## DIRECTIONS FOR THIS TASK
Give the listing again in full, exactly as written.
* begin *
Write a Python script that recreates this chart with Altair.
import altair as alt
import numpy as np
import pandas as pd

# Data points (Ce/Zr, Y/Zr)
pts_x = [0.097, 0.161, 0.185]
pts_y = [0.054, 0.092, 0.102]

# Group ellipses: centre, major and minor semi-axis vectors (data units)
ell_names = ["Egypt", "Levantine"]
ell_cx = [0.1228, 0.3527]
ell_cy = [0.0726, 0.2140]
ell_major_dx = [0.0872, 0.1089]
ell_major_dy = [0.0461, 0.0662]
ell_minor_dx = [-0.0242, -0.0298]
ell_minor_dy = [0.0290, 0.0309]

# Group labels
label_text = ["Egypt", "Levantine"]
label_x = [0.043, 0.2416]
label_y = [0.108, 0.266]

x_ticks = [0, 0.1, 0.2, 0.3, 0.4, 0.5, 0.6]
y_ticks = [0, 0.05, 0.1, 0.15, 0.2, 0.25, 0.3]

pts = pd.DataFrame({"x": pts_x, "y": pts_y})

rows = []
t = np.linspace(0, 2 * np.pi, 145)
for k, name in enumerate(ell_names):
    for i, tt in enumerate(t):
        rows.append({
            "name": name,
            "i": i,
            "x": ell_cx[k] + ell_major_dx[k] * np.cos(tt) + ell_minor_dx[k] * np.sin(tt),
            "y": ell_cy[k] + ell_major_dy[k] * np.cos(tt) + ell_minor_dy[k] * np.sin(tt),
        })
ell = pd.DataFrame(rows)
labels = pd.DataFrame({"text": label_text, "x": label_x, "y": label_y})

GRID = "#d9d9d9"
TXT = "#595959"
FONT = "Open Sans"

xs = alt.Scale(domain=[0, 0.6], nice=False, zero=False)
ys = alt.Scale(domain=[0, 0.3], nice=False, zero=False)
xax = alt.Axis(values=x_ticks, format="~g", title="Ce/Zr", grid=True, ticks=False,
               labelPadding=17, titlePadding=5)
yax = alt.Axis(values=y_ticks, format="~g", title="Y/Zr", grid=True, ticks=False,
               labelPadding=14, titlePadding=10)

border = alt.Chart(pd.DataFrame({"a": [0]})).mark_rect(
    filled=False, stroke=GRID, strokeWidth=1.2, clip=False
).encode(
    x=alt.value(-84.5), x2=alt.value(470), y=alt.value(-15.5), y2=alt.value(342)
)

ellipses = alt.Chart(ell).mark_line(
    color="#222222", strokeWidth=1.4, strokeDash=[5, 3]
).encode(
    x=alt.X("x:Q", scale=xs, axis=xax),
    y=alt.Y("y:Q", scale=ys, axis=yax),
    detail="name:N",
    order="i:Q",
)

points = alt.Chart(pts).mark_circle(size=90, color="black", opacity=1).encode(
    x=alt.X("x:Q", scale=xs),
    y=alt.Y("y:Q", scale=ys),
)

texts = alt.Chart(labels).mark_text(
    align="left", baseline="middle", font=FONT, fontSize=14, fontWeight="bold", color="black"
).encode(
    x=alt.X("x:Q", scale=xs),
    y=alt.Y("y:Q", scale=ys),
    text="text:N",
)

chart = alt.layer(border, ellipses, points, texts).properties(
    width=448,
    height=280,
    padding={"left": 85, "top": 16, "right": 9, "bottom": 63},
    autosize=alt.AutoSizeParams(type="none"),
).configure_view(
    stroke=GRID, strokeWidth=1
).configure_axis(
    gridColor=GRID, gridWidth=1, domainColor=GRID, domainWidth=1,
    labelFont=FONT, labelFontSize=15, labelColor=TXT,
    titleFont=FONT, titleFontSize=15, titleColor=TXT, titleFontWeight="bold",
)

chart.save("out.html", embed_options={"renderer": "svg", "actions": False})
* end *
## EXERCISE ANSWER
Write a Python script that recreates this chart with Altair.
import altair as alt
import numpy as np
import pandas as pd

# Data points (Ce/Zr, Y/Zr)
pts_x = [0.097, 0.161, 0.185]
pts_y = [0.054, 0.092, 0.102]

# Group ellipses: centre, major and minor semi-axis vectors (data units)
ell_names = ["Egypt", "Levantine"]
ell_cx = [0.1228, 0.3527]
ell_cy = [0.0726, 0.2140]
ell_major_dx = [0.0872, 0.1089]
ell_major_dy = [0.0461, 0.0662]
ell_minor_dx = [-0.0242, -0.0298]
ell_minor_dy = [0.0290, 0.0309]

# Group labels
label_text = ["Egypt", "Levantine"]
label_x = [0.043, 0.2416]
label_y = [0.108, 0.266]

x_ticks = [0, 0.1, 0.2, 0.3, 0.4, 0.5, 0.6]
y_ticks = [0, 0.05, 0.1, 0.15, 0.2, 0.25, 0.3]

pts = pd.DataFrame({"x": pts_x, "y": pts_y})

rows = []
t = np.linspace(0, 2 * np.pi, 145)
for k, name in enumerate(ell_names):
    for i, tt in enumerate(t):
        rows.append({
            "name": name,
            "i": i,
            "x": ell_cx[k] + ell_major_dx[k] * np.cos(tt) + ell_minor_dx[k] * np.sin(tt),
            "y": ell_cy[k] + ell_major_dy[k] * np.cos(tt) + ell_minor_dy[k] * np.sin(tt),
        })
ell = pd.DataFrame(rows)
labels = pd.DataFrame({"text": label_text, "x": label_x, "y": label_y})

GRID = "#d9d9d9"
TXT = "#595959"
FONT = "Open Sans"

xs = alt.Scale(domain=[0, 0.6], nice=False, zero=False)
ys = alt.Scale(domain=[0, 0.3], nice=False, zero=False)
xax = alt.Axis(values=x_ticks, format="~g", title="Ce/Zr", grid=True, ticks=False,
               labelPadding=17, titlePadding=5)
yax = alt.Axis(values=y_ticks, format="~g", title="Y/Zr", grid=True, ticks=False,
               labelPadding=14, titlePadding=10)

border = alt.Chart(pd.DataFrame({"a": [0]})).mark_rect(
    filled=False, stroke=GRID, strokeWidth=1.2, clip=False
).encode(
    x=alt.value(-84.5), x2=alt.value(470), y=alt.value(-15.5), y2=alt.value(342)
)

ellipses = alt.Chart(ell).mark_line(
    color="#222222", strokeWidth=1.4, strokeDash=[5, 3]
).encode(
    x=alt.X("x:Q", scale=xs, axis=xax),
    y=alt.Y("y:Q", scale=ys, axis=yax),
    detail="name:N",
    order="i:Q",
)

points = alt.Chart(pts).mark_circle(size=90, color="black", opacity=1).encode(
    x=alt.X("x:Q", scale=xs),
    y=alt.Y("y:Q", scale=ys),
)

texts = alt.Chart(labels).mark_text(
    align="left", baseline="middle", font=FONT, fontSize=14, fontWeight="bold", color="black"
).encode(
    x=alt.X("x:Q", scale=xs),
    y=alt.Y("y:Q", scale=ys),
    text="text:N",
)

chart = alt.layer(border, ellipses, points, texts).properties(
    width=448,
    height=280,
    padding={"left": 85, "top": 16, "right": 9, "bottom": 63},
    autosize=alt.AutoSizeParams(type="none"),
).configure_view(
    stroke=GRID, strokeWidth=1
).configure_axis(
    gridColor=GRID, gridWidth=1, domainColor=GRID, domainWidth=1,
    labelFont=FONT, labelFontSize=15, labelColor=TXT,
    titleFont=FONT, titleFontSize=15, titleColor=TXT, titleFontWeight="bold",
)

chart.save("out.html", embed_options={"renderer": "svg", "actions": False})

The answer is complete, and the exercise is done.